Biplab Deb-led Tripura government to assume office on Friday

AGARTALA:

Bharatiya Janata Party (BJP) leader Biplab Kumar Deb will assume office on Friday as the 11th Chief Minister of Tripura, where the BJP voted out the Left Front after 25 years, in the February 18 polls.

Union Minister Nitin Gadkari earlier on Tuesday announced here that Tripura BJP President Deb will be the new Chief Minister while the party's tribal leader Jishnu Debbarma will be the Deputy Chief Minister.

Earlier, the newly-elected MLAs of the BJP and its ally -- Indigenous People's Front of Tripura (IPFT) -- met here in the presence of central observers Gadkari and Union Tribal Affairs Minister Jual Oram and elected Deb as leader of the party's Legislature Party.

After the announcement, Deb, accompanied by other BJP leaders, met Governor Tathagata Roy at the Raj Bhavan and staked claim to form the government.

After an hour-long meeting with Roy, the Chief Minister-designate told reporters: "The Governor has appointed me the Chief Minister. The swearing-in-ceremony of the BJP ministry will take place at the Assam Rifles ground on Friday at 12 noon."
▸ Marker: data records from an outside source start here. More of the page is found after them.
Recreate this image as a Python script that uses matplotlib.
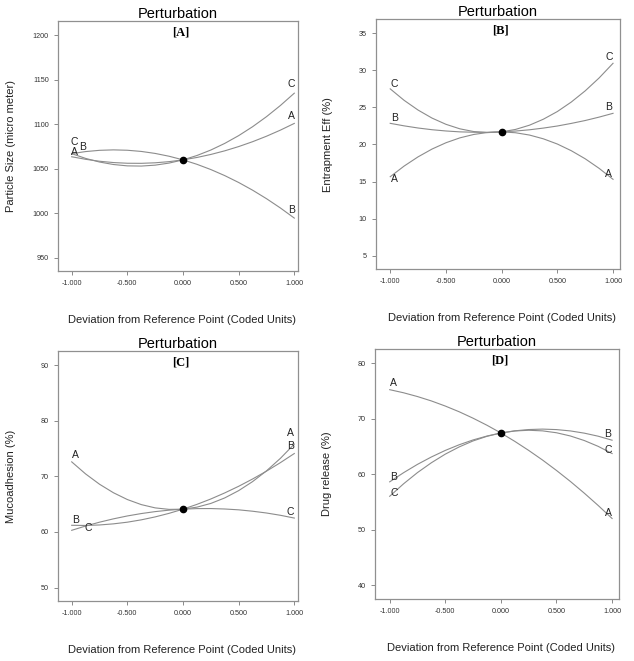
import matplotlib
matplotlib.use("Agg")
import matplotlib.pyplot as plt
from matplotlib.ticker import FormatStrFormatter

plt.rcParams['font.family'] = ['Liberation Sans', 'DejaVu Sans']

# deviation from reference point (coded units)
dev = [-1.0, -0.875, -0.75, -0.625, -0.5, -0.375, -0.25, -0.125, 0.0,
       0.125, 0.25, 0.375, 0.5, 0.625, 0.75, 0.875, 1.0]

# [A] particle size (micro meter)
size_a = [1063.50, 1060.63, 1058.45, 1056.97, 1056.19, 1056.10, 1056.70, 1058.00, 1060.00,
          1062.69, 1066.08, 1070.16, 1074.94, 1080.41, 1086.58, 1093.44, 1101.00]
size_b = [1067.00, 1069.32, 1070.73, 1071.23, 1070.81, 1069.48, 1067.23, 1064.07, 1060.00,
          1055.01, 1049.11, 1042.29, 1034.56, 1025.92, 1016.36, 1005.89, 994.50]
size_c = [1067.00, 1061.64, 1057.56, 1054.77, 1053.25, 1053.02, 1054.06, 1056.39, 1060.00,
          1064.89, 1071.06, 1078.52, 1087.25, 1097.27, 1108.56, 1121.14, 1135.00]

# [B] entrapment efficiency (%)
ee_a = [15.65, 17.09, 18.33, 19.38, 20.23, 20.89, 21.35, 21.62, 21.70,
        21.58, 21.27, 20.76, 20.06, 19.16, 18.07, 16.78, 15.30]
ee_b = [22.85, 22.51, 22.22, 21.99, 21.82, 21.70, 21.65, 21.64, 21.70,
        21.81, 21.98, 22.21, 22.49, 22.84, 23.23, 23.69, 24.20]
ee_c = [27.50, 25.95, 24.64, 23.56, 22.72, 22.11, 21.74, 21.60, 21.70,
        22.03, 22.60, 23.41, 24.44, 25.72, 27.23, 28.97, 30.95]

# [C] mucoadhesion (%)
muco_a = [72.60, 70.43, 68.58, 67.05, 65.83, 64.92, 64.33, 64.06, 64.10,
          64.46, 65.13, 66.12, 67.43, 69.05, 70.98, 73.23, 75.80]
muco_b = [61.20, 61.17, 61.26, 61.46, 61.76, 62.18, 62.71, 63.35, 64.10,
          64.96, 65.93, 67.02, 68.21, 69.52, 70.93, 72.46, 74.10]
muco_c = [60.30, 61.07, 61.76, 62.36, 62.88, 63.31, 63.66, 63.92, 64.10,
          64.20, 64.21, 64.13, 63.98, 63.73, 63.41, 63.00, 62.50]

# [D] drug release (%)
rel_a = [75.20, 74.64, 73.96, 73.17, 72.25, 71.22, 70.06, 68.79, 67.40,
         65.89, 64.26, 62.52, 60.65, 58.67, 56.56, 54.34, 52.00]
rel_b = [58.60, 60.25, 61.75, 63.08, 64.26, 65.28, 66.15, 66.85, 67.40,
         67.79, 68.02, 68.10, 68.01, 67.77, 67.37, 66.82, 66.10]
rel_c = [56.00, 58.25, 60.27, 62.04, 63.59, 64.89, 65.97, 66.80, 67.40,
         67.76, 67.89, 67.78, 67.44, 66.86, 66.04, 64.99, 63.70]

x_ticks = [-1.0, -0.5, 0.0, 0.5, 1.0]

panels = [
    {'tag': '[A]', 'ylabel': 'Particle Size (micro meter)',
     'curves': {'A': size_a, 'B': size_b, 'C': size_c},
     'yticks': [950, 1000, 1050, 1100, 1150, 1200], 'ylim': (935, 1216),
     'xlim': (-1.123, 1.033), 'rect': [0.0915, 0.590, 0.3785, 0.378],
     'left_off': {'A': (2, 0), 'B': (8, 1), 'C': (2, 5)},
     'right_off': {'A': (-2, 2), 'B': (-2, 2), 'C': (-2, 3)}},
    {'tag': '[B]', 'ylabel': 'Entrapment Eff (%)',
     'curves': {'A': ee_a, 'B': ee_b, 'C': ee_c},
     'yticks': [5, 10, 15, 20, 25, 30, 35], 'ylim': (3.2, 36.9),
     'xlim': (-1.128, 1.063), 'rect': [0.593, 0.593, 0.385, 0.378],
     'left_off': {'A': (3, -5), 'B': (3, 0), 'C': (3, 0)},
     'right_off': {'A': (-3, 0), 'B': (-3, 1), 'C': (-3, 1)}},
    {'tag': '[C]', 'ylabel': 'Mucoadhesion (%)',
     'curves': {'A': muco_a, 'B': muco_b, 'C': muco_c},
     'yticks': [50, 60, 70, 80, 90], 'ylim': (47.6, 92.5),
     'xlim': (-1.123, 1.033), 'rect': [0.0915, 0.0908, 0.3785, 0.378],
     'left_off': {'A': (3, 1), 'B': (3, 0), 'C': (12, -2)},
     'right_off': {'A': (-3, 4), 'B': (-3, 2), 'C': (-3, 1)}},
    {'tag': '[D]', 'ylabel': 'Drug release (%)',
     'curves': {'A': rel_a, 'B': rel_b, 'C': rel_c},
     'yticks': [40, 50, 60, 70, 80], 'ylim': (37.5, 82.5),
     'xlim': (-1.132, 1.063), 'rect': [0.5915, 0.0938, 0.385, 0.378],
     'left_off': {'A': (3, 1), 'B': (3, 0), 'C': (3, -1)},
     'right_off': {'A': (-3, 0), 'B': (-3, 1), 'C': (-3, -1)}},
]

fig = plt.figure(figsize=(6.34, 6.61), dpi=100)

for p in panels:
    ax = fig.add_axes(p['rect'])

    for name, vals in p['curves'].items():
        ax.plot(dev, vals, color='#8c8c8c', lw=0.8)
        # letter labels at both ends of each curve
        ax.annotate(name, (dev[0], vals[0]), xytext=p['left_off'][name],
                    textcoords='offset points', ha='center', va='bottom',
                    fontsize=7.5, color='#222222')
        ax.annotate(name, (dev[-1], vals[-1]), xytext=p['right_off'][name],
                    textcoords='offset points', ha='center', va='bottom',
                    fontsize=7.5, color='#222222')

    # reference point
    center = list(p['curves'].values())[0][8]
    ax.plot([dev[8]], [center], 'o', color='black', ms=4.5, zorder=5)

    ax.set_xlim(*p['xlim'])
    ax.set_ylim(*p['ylim'])
    ax.set_xticks(x_ticks)
    ax.set_yticks(p['yticks'])
    ax.xaxis.set_major_formatter(FormatStrFormatter('%.3f'))
    ax.tick_params(labelsize=5.2, colors='#333333', length=3, width=0.6)
    ax.tick_params(axis='both', color='#777777')

    for s in ax.spines.values():
        s.set_color('#909090')
        s.set_linewidth(0.9)

    ax.set_title('Perturbation', fontsize=10.5, pad=2)
    ax.text(0.51, 0.955, p['tag'], transform=ax.transAxes, ha='center',
            va='center', fontsize=9, fontweight='bold',
            family=['Liberation Serif', 'DejaVu Serif'])

    ax.set_ylabel(p['ylabel'], fontsize=8, color='#222222')
    ax.yaxis.set_label_coords(-0.175, 0.5)
    ax.set_xlabel('Deviation from Reference Point (Coded Units)', fontsize=8,
                  color='#222222')
    ax.xaxis.set_label_coords(0.515, -0.175)

fig.savefig('out.png', dpi=100)
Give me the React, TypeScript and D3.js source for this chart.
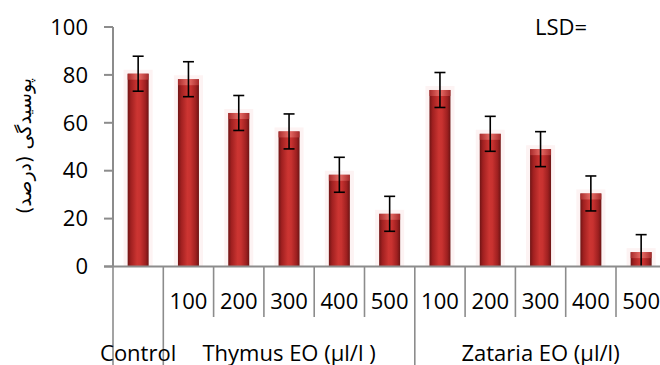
import React from "react";
import * as d3 from "d3";

const categories = ["Control", "T100", "T200", "T300", "T400", "T500", "Z100", "Z200", "Z300", "Z400", "Z500"];
const doseLabels = ["", "100", "200", "300", "400", "500", "100", "200", "300", "400", "500"];
const values = [80.5, 78.2, 64.1, 56.4, 38.3, 22.0, 73.7, 55.4, 49.0, 30.5, 6.0];
const errors = [7.3, 7.3, 7.3, 7.3, 7.3, 7.3, 7.3, 7.3, 7.3, 7.3, 7.3];
const yTicks = [0, 20, 40, 60, 80, 100];
const groups = [
  { label: "Control", from: 0, to: 0 },
  { label: "Thymus EO (µl/l )", from: 1, to: 5 },
  { label: "Zataria EO (µl/l)", from: 6, to: 10 },
];
const yTitle = "پوسیدگی (درصد)";
const lsdText = "LSD=";

const W = 660, H = 365;
const FONT = "'Open Sans', Lato, sans-serif";

export default function App() {
  const x = d3.scaleBand<string>().domain(categories).range([113, 113 + 11 * 50.3]).padding(0);
  const y = d3.scaleLinear().domain([0, 100]).range([266.5, 27]);
  const step = x.step();
  const bw = 21;
  const axisColor = "#8c8c8c";
  const fullLines = new Set([0, 1, 6]);

  return (
    <svg width={W} height={H} style={{ position: "absolute", left: 0, top: 0, background: "#fff" }}>
      <defs>
        <linearGradient id="barGrad" x1="0" x2="1" y1="0" y2="0">
          <stop offset="0" stopColor="#701515" />
          <stop offset="0.15" stopColor="#a02020" />
          <stop offset="0.45" stopColor="#cc3532" />
          <stop offset="0.6" stopColor="#c83230" />
          <stop offset="0.85" stopColor="#9e2020" />
          <stop offset="1" stopColor="#6c1414" />
        </linearGradient>
        <linearGradient id="capGrad" x1="0" x2="1" y1="0" y2="0">
          <stop offset="0" stopColor="#b03030" />
          <stop offset="0.5" stopColor="#ef7b74" />
          <stop offset="1" stopColor="#b03030" />
        </linearGradient>
      </defs>

      {/* glow */}
      {categories.map((c, i) => {
        const cx = (x(c) as number) + step / 2;
        return (
          <rect key={"g" + c} x={cx - bw / 2 - 4} y={y(values[i]) - 4} width={bw + 8}
            height={y(0) - y(values[i]) + 4} fill="#fbe0e0" opacity={0.4} />
        );
      })}

      {/* bars */}
      {categories.map((c, i) => {
        const cx = (x(c) as number) + step / 2;
        const top = y(values[i]);
        return (
          <g key={"b" + c}>
            <rect x={cx - bw / 2} y={top} width={bw} height={y(0) - top} fill="url(#barGrad)" />
            <rect x={cx - bw / 2} y={top} width={bw} height={Math.min(6, y(0) - top)} fill="url(#capGrad)" opacity={0.8} />
          </g>
        );
      })}

      {/* error bars */}
      {categories.map((c, i) => {
        const cx = (x(c) as number) + step / 2;
        const hi = y(values[i] + errors[i]);
        const lo = y(Math.max(0, values[i] - errors[i]));
        return (
          <g key={"e" + c} stroke="#000" strokeWidth={1.6}>
            <line x1={cx} x2={cx} y1={hi} y2={lo} />
            <line x1={cx - 5.5} x2={cx + 5.5} y1={hi} y2={hi} />
            {values[i] - errors[i] > 0 && <line x1={cx - 5.5} x2={cx + 5.5} y1={lo} y2={lo} />}
          </g>
        );
      })}

      {/* y axis */}
      <line x1={113} x2={113} y1={y(100)} y2={y(0)} stroke={axisColor} strokeWidth={2} />
      {yTicks.map((t) => (
        <g key={"yt" + t}>
          <line x1={104} x2={113} y1={y(t)} y2={y(t)} stroke={axisColor} strokeWidth={2} />
          <text x={88} y={y(t)} dy="0.35em" textAnchor="end" fontFamily={FONT} fontSize={22} fill="#000">{t}</text>
        </g>
      ))}

      {/* x axis */}
      <line x1={104} x2={W} y1={y(0)} y2={y(0)} stroke={axisColor} strokeWidth={2} />
      {categories.map((c, i) => {
        const x0 = x(c) as number;
        return (
          <line key={"sep" + c} x1={x0} x2={x0} y1={y(0)} y2={fullLines.has(i) ? H : 317}
            stroke={axisColor} strokeWidth={1.6} />
        );
      })}
      {categories.map((c, i) =>
        doseLabels[i] ? (
          <text key={"dl" + c} x={(x(c) as number) + step / 2} y={309} textAnchor="middle"
            fontFamily={FONT} fontSize={22} fill="#000">{doseLabels[i]}</text>
        ) : null
      )}
      {groups.map((g) => {
        const x0 = x(categories[g.from]) as number;
        const x1 = (x(categories[g.to]) as number) + step;
        return (
          <text key={"gl" + g.label} x={(x0 + x1) / 2} y={361} textAnchor="middle"
            fontFamily={FONT} fontSize={22} fill="#000">{g.label}</text>
        );
      })}

      {/* LSD */}
      <text x={535} y={35} fontFamily={FONT} fontSize={22} fill="#000">{lsdText}</text>

      {/* y title */}
      <text transform="translate(24,146) rotate(-90)" textAnchor="middle" dominantBaseline="central"
        fontFamily="'DejaVu Sans', sans-serif" fontSize={19} fill="#000" direction="rtl">{yTitle}</text>
    </svg>
  );
}
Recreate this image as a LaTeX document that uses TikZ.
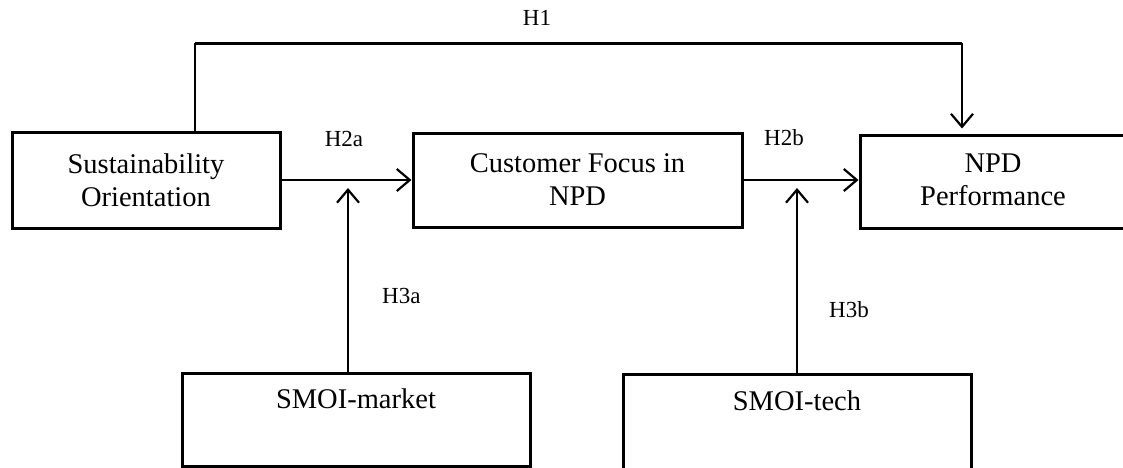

Deb refused to disclose the size of the ministry and the IPFT's representation in it.

He said Prime Minister Narendra Modi, BJP President Amit Shah and several central ministers and leaders would be invited to attend the event.

"We will give good governance in Tripura," Deb, 48, a RSS volunteer-turned-BJP leader, told the media.

BJP's permanent "Prabhari" (central observer) in Tripura Sunil Deodhar, another architect in the BJP's electoral success in Tripura, along with Deputy Chief Minister-designate Debbarma and BJP MLA Ratan Lal Nath among others accompanied Deb during his meeting with the Governor.

The Tripura ministry can have a maximum of 12 members.

IPFT president Narendra Chandra Debbarma, who accompanied Deb to the Raj Bhavan, said the number of his party's members in the new ministry would be discussed with BJP's Tripura election in-charge and Assam Minister Himanta Biswa Sarma on Wednesday.

The IPFT had earlier demanded that a tribal leader should be the Chief Minister.

The BJP and the IPFT swept the February 18 polls, winning 43 of the 59 seats for which elections were held.

The BJP secured 35 seats in the 60-member Assembly and the IPFT, a tribal-based party, eight. The Communist Party of India-Marxist (CPI-M) got 16 seats while the Congress drew a blank.

After 25 years of Left rule, a non-Left government would assume office on Friday.

After the erstwhile princely state Tripura merged with the Union of India in 1949, successive Congress government ruled the northeastern state until 1978, when the CPI(M)-dominated Left Front took over the power for 10 years (1978-1988) under the Chief Ministership of Nripen Chakraborty -- the father figure of Communist movement in Tripura.

The Congress fought the just-concluded polls alone and drew a blank.